Repeat the data word for word. Do not include the pictures.

** START DATASET EXTRACT **

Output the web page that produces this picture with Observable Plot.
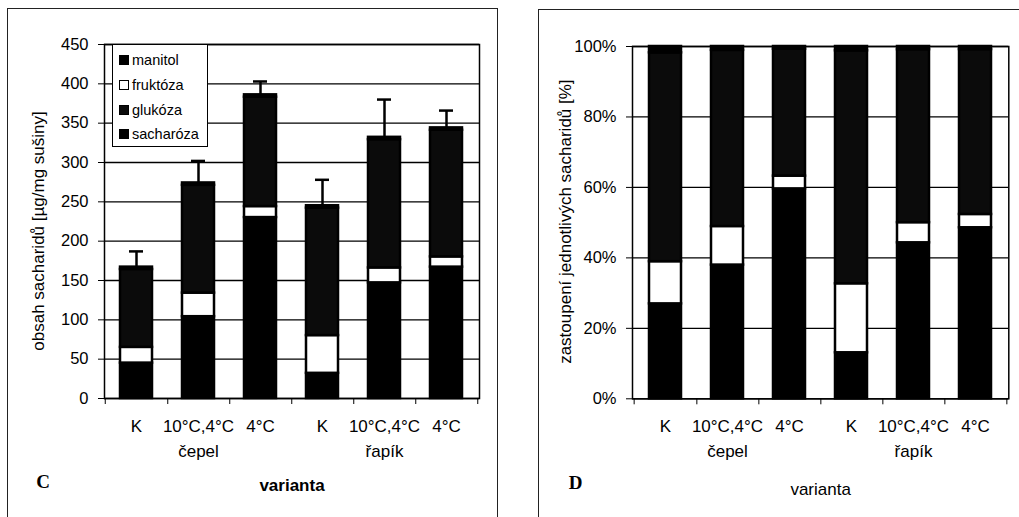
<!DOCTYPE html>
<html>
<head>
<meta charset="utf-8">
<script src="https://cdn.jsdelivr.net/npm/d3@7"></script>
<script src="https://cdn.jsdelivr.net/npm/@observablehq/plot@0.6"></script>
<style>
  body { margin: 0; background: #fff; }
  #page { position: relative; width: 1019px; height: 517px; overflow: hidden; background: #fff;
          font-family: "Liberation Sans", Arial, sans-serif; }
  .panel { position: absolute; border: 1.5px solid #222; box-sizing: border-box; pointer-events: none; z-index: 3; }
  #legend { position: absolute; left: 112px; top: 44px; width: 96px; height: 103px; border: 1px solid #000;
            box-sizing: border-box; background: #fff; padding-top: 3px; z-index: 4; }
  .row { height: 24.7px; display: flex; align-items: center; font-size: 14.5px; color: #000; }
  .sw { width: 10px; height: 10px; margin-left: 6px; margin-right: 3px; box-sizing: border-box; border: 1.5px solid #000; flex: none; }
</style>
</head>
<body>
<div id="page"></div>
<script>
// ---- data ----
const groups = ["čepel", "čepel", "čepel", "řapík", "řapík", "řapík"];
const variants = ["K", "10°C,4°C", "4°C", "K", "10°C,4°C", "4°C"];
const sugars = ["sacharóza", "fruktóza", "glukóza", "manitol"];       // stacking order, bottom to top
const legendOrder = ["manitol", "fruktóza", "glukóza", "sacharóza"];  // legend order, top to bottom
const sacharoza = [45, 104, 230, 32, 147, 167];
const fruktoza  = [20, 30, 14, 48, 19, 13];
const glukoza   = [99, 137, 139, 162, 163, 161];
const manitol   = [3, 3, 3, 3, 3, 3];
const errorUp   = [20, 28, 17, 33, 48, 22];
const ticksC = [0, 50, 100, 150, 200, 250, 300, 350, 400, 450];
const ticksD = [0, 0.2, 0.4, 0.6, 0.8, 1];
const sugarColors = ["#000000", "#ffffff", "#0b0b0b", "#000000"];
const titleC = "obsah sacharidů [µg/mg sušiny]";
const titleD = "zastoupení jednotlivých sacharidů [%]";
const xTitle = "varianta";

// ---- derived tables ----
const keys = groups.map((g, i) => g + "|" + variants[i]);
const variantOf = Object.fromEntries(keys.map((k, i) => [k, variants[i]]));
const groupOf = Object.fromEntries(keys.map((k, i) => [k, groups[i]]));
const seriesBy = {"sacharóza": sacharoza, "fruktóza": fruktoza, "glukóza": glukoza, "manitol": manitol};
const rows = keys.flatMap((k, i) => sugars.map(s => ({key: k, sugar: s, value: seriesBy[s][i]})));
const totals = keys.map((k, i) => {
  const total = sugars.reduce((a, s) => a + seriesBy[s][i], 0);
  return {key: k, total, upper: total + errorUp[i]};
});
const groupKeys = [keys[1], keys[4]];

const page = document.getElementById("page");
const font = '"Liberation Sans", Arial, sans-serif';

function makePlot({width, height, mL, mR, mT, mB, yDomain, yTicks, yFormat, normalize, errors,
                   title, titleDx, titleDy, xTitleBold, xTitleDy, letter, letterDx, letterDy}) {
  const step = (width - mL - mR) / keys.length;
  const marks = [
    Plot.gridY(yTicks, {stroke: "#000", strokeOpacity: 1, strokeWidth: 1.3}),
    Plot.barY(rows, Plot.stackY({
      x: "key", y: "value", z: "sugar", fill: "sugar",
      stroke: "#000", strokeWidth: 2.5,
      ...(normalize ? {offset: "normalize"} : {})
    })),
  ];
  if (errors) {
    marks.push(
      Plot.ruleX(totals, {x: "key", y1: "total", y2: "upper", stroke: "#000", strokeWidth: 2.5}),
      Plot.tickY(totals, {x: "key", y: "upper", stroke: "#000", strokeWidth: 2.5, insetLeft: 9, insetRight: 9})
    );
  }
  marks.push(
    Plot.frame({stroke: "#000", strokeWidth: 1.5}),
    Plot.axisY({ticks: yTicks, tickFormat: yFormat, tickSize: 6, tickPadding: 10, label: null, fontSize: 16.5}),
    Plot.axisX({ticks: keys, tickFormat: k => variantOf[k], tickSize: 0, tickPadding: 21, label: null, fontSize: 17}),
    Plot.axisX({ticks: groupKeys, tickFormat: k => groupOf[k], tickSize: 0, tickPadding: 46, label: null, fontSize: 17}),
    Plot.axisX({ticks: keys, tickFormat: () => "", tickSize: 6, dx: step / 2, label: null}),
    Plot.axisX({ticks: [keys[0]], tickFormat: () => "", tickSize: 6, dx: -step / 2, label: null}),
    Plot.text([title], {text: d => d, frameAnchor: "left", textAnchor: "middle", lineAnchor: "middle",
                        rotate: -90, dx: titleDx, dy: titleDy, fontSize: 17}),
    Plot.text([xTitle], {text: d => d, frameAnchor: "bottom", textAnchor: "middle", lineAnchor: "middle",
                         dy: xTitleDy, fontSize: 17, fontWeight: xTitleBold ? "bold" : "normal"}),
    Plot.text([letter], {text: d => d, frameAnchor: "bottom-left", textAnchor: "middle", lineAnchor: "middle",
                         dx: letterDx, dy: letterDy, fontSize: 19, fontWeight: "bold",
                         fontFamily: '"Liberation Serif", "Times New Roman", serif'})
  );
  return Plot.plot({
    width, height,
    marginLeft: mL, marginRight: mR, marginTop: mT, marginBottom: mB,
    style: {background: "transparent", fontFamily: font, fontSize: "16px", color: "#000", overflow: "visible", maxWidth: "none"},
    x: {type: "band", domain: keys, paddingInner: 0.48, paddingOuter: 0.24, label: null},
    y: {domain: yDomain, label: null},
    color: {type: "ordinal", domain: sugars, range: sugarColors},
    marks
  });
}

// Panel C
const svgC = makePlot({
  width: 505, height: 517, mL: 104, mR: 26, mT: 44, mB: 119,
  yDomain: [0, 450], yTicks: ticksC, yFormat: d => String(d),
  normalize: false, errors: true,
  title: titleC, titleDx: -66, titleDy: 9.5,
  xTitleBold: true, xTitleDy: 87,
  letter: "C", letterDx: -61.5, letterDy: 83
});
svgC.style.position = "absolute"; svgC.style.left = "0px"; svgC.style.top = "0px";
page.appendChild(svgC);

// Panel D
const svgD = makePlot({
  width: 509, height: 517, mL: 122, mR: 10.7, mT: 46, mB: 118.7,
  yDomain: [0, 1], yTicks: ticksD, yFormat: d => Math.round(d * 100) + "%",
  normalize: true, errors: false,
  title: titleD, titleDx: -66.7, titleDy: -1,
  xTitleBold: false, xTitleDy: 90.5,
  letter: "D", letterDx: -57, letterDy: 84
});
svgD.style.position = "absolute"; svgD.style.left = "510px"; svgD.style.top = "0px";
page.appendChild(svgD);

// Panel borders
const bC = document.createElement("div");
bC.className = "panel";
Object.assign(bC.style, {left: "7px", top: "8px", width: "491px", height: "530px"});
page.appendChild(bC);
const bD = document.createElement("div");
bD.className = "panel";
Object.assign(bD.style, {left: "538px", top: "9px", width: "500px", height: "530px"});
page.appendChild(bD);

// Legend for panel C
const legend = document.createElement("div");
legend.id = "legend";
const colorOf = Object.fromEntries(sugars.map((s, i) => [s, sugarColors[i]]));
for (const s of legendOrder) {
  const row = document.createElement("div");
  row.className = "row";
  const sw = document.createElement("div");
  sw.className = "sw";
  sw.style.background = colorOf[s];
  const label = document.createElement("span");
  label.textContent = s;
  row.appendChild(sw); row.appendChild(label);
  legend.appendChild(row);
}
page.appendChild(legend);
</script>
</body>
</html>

** END DATASET EXTRACT **

EXERCISE RESULT
Output the web page that produces this picture with Observable Plot.
<!DOCTYPE html>
<html>
<head>
<meta charset="utf-8">
<script src="https://cdn.jsdelivr.net/npm/d3@7"></script>
<script src="https://cdn.jsdelivr.net/npm/@observablehq/plot@0.6"></script>
<style>
  body { margin: 0; background: #fff; }
  #page { position: relative; width: 1019px; height: 517px; overflow: hidden; background: #fff;
          font-family: "Liberation Sans", Arial, sans-serif; }
  .panel { position: absolute; border: 1.5px solid #222; box-sizing: border-box; pointer-events: none; z-index: 3; }
  #legend { position: absolute; left: 112px; top: 44px; width: 96px; height: 103px; border: 1px solid #000;
            box-sizing: border-box; background: #fff; padding-top: 3px; z-index: 4; }
  .row { height: 24.7px; display: flex; align-items: center; font-size: 14.5px; color: #000; }
  .sw { width: 10px; height: 10px; margin-left: 6px; margin-right: 3px; box-sizing: border-box; border: 1.5px solid #000; flex: none; }
</style>
</head>
<body>
<div id="page"></div>
<script>
// ---- data ----
const groups = ["čepel", "čepel", "čepel", "řapík", "řapík", "řapík"];
const variants = ["K", "10°C,4°C", "4°C", "K", "10°C,4°C", "4°C"];
const sugars = ["sacharóza", "fruktóza", "glukóza", "manitol"];       // stacking order, bottom to top
const legendOrder = ["manitol", "fruktóza", "glukóza", "sacharóza"];  // legend order, top to bottom
const sacharoza = [45, 104, 230, 32, 147, 167];
const fruktoza  = [20, 30, 14, 48, 19, 13];
const glukoza   = [99, 137, 139, 162, 163, 161];
const manitol   = [3, 3, 3, 3, 3, 3];
const errorUp   = [20, 28, 17, 33, 48, 22];
const ticksC = [0, 50, 100, 150, 200, 250, 300, 350, 400, 450];
const ticksD = [0, 0.2, 0.4, 0.6, 0.8, 1];
const sugarColors = ["#000000", "#ffffff", "#0b0b0b", "#000000"];
const titleC = "obsah sacharidů [µg/mg sušiny]";
const titleD = "zastoupení jednotlivých sacharidů [%]";
const xTitle = "varianta";

// ---- derived tables ----
const keys = groups.map((g, i) => g + "|" + variants[i]);
const variantOf = Object.fromEntries(keys.map((k, i) => [k, variants[i]]));
const groupOf = Object.fromEntries(keys.map((k, i) => [k, groups[i]]));
const seriesBy = {"sacharóza": sacharoza, "fruktóza": fruktoza, "glukóza": glukoza, "manitol": manitol};
const rows = keys.flatMap((k, i) => sugars.map(s => ({key: k, sugar: s, value: seriesBy[s][i]})));
const totals = keys.map((k, i) => {
  const total = sugars.reduce((a, s) => a + seriesBy[s][i], 0);
  return {key: k, total, upper: total + errorUp[i]};
});
const groupKeys = [keys[1], keys[4]];

const page = document.getElementById("page");
const font = '"Liberation Sans", Arial, sans-serif';

function makePlot({width, height, mL, mR, mT, mB, yDomain, yTicks, yFormat, normalize, errors,
                   title, titleDx, titleDy, xTitleBold, xTitleDy, letter, letterDx, letterDy}) {
  const step = (width - mL - mR) / keys.length;
  const marks = [
    Plot.gridY(yTicks, {stroke: "#000", strokeOpacity: 1, strokeWidth: 1.3}),
    Plot.barY(rows, Plot.stackY({
      x: "key", y: "value", z: "sugar", fill: "sugar",
      stroke: "#000", strokeWidth: 2.5,
      ...(normalize ? {offset: "normalize"} : {})
    })),
  ];
  if (errors) {
    marks.push(
      Plot.ruleX(totals, {x: "key", y1: "total", y2: "upper", stroke: "#000", strokeWidth: 2.5}),
      Plot.tickY(totals, {x: "key", y: "upper", stroke: "#000", strokeWidth: 2.5, insetLeft: 9, insetRight: 9})
    );
  }
  marks.push(
    Plot.frame({stroke: "#000", strokeWidth: 1.5}),
    Plot.axisY({ticks: yTicks, tickFormat: yFormat, tickSize: 6, tickPadding: 10, label: null, fontSize: 16.5}),
    Plot.axisX({ticks: keys, tickFormat: k => variantOf[k], tickSize: 0, tickPadding: 21, label: null, fontSize: 17}),
    Plot.axisX({ticks: groupKeys, tickFormat: k => groupOf[k], tickSize: 0, tickPadding: 46, label: null, fontSize: 17}),
    Plot.axisX({ticks: keys, tickFormat: () => "", tickSize: 6, dx: step / 2, label: null}),
    Plot.axisX({ticks: [keys[0]], tickFormat: () => "", tickSize: 6, dx: -step / 2, label: null}),
    Plot.text([title], {text: d => d, frameAnchor: "left", textAnchor: "middle", lineAnchor: "middle",
                        rotate: -90, dx: titleDx, dy: titleDy, fontSize: 17}),
    Plot.text([xTitle], {text: d => d, frameAnchor: "bottom", textAnchor: "middle", lineAnchor: "middle",
                         dy: xTitleDy, fontSize: 17, fontWeight: xTitleBold ? "bold" : "normal"}),
    Plot.text([letter], {text: d => d, frameAnchor: "bottom-left", textAnchor: "middle", lineAnchor: "middle",
                         dx: letterDx, dy: letterDy, fontSize: 19, fontWeight: "bold",
                         fontFamily: '"Liberation Serif", "Times New Roman", serif'})
  );
  return Plot.plot({
    width, height,
    marginLeft: mL, marginRight: mR, marginTop: mT, marginBottom: mB,
    style: {background: "transparent", fontFamily: font, fontSize: "16px", color: "#000", overflow: "visible", maxWidth: "none"},
    x: {type: "band", domain: keys, paddingInner: 0.48, paddingOuter: 0.24, label: null},
    y: {domain: yDomain, label: null},
    color: {type: "ordinal", domain: sugars, range: sugarColors},
    marks
  });
}

// Panel C
const svgC = makePlot({
  width: 505, height: 517, mL: 104, mR: 26, mT: 44, mB: 119,
  yDomain: [0, 450], yTicks: ticksC, yFormat: d => String(d),
  normalize: false, errors: true,
  title: titleC, titleDx: -66, titleDy: 9.5,
  xTitleBold: true, xTitleDy: 87,
  letter: "C", letterDx: -61.5, letterDy: 83
});
svgC.style.position = "absolute"; svgC.style.left = "0px"; svgC.style.top = "0px";
page.appendChild(svgC);

// Panel D
const svgD = makePlot({
  width: 509, height: 517, mL: 122, mR: 10.7, mT: 46, mB: 118.7,
  yDomain: [0, 1], yTicks: ticksD, yFormat: d => Math.round(d * 100) + "%",
  normalize: true, errors: false,
  title: titleD, titleDx: -66.7, titleDy: -1,
  xTitleBold: false, xTitleDy: 90.5,
  letter: "D", letterDx: -57, letterDy: 84
});
svgD.style.position = "absolute"; svgD.style.left = "510px"; svgD.style.top = "0px";
page.appendChild(svgD);

// Panel borders
const bC = document.createElement("div");
bC.className = "panel";
Object.assign(bC.style, {left: "7px", top: "8px", width: "491px", height: "530px"});
page.appendChild(bC);
const bD = document.createElement("div");
bD.className = "panel";
Object.assign(bD.style, {left: "538px", top: "9px", width: "500px", height: "530px"});
page.appendChild(bD);

// Legend for panel C
const legend = document.createElement("div");
legend.id = "legend";
const colorOf = Object.fromEntries(sugars.map((s, i) => [s, sugarColors[i]]));
for (const s of legendOrder) {
  const row = document.createElement("div");
  row.className = "row";
  const sw = document.createElement("div");
  sw.className = "sw";
  sw.style.background = colorOf[s];
  const label = document.createElement("span");
  label.textContent = s;
  row.appendChild(sw); row.appendChild(label);
  legend.appendChild(row);
}
page.appendChild(legend);
</script>
</body>
</html>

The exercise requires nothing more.